Anyway, on to more important things: mainly my current video editing crisis. In an act of personal liberation, I decided to take this trip to Europe with only my iPad, leaving my MacBook Pro at home (and all my work files that are stored on it as well). I decided to do this as an opportunity to take some time away from work, to relax, and focus on my "real job" while at Worlds. The only things I wanted to be able to do were: email, blog, Facebook and be able to upload photos and videos. I believed, foolishly, that I would be able to do all of that with just a simple purchase of the iPad camera connection kit. However, the wonderful HD movie files that are created by my little Kodak Playsport camera are not compatible with my iPad. I cannot make videos!!! I spent all day yesterday furiously searching for a solution on Mac help forums, the App store and finally a Hail Mary Google search...with no positive results. I need to be able to convert MOV files to MPG4 in order to edit them on my iPad. The trick is I need to be able to convert them WITH my iPad, not on a second machine (because I don't have a second machine...that's the whole point). I have iMovie, I just need the content! If anyone has any ideas on how to make this work...I'd be much obliged. Otherwise no videos from Worlds this year...
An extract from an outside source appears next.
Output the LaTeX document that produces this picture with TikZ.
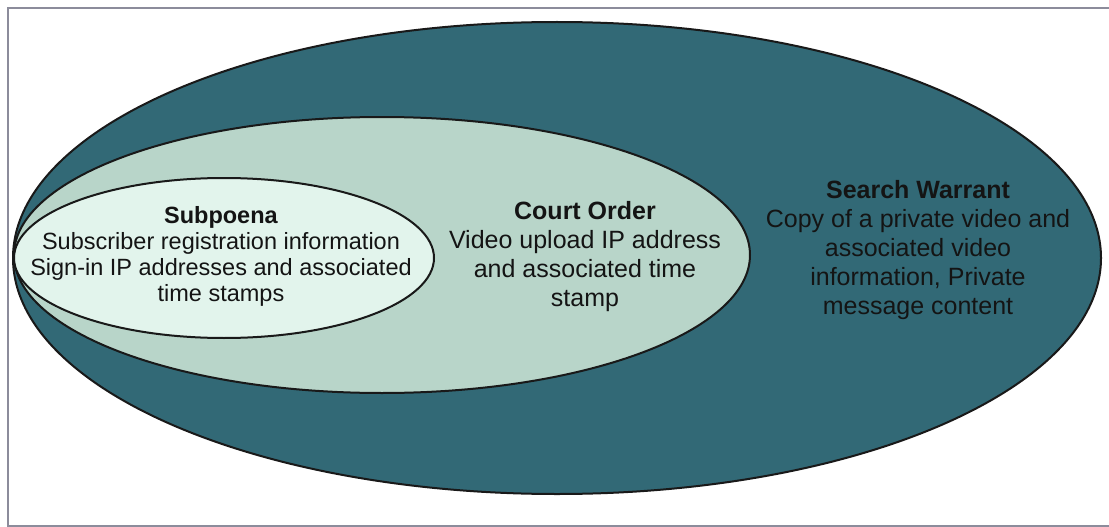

Back to the course again this afternoon for another spin. The boat is going well, when I can steer it straight, and when I can hear Stesha's calls from bow. I keep telling her that I'm getting older and it's harder for me to hear all the way in the front, but she doesn't seem to be sensitive to the needs of us geriatrics on the Team. Kids these days.
Long Live the Dream,
P.S. Speaking of geriatrics, Coach Volpenhein's birthday was this week, so be sure to wish him a happy 50th!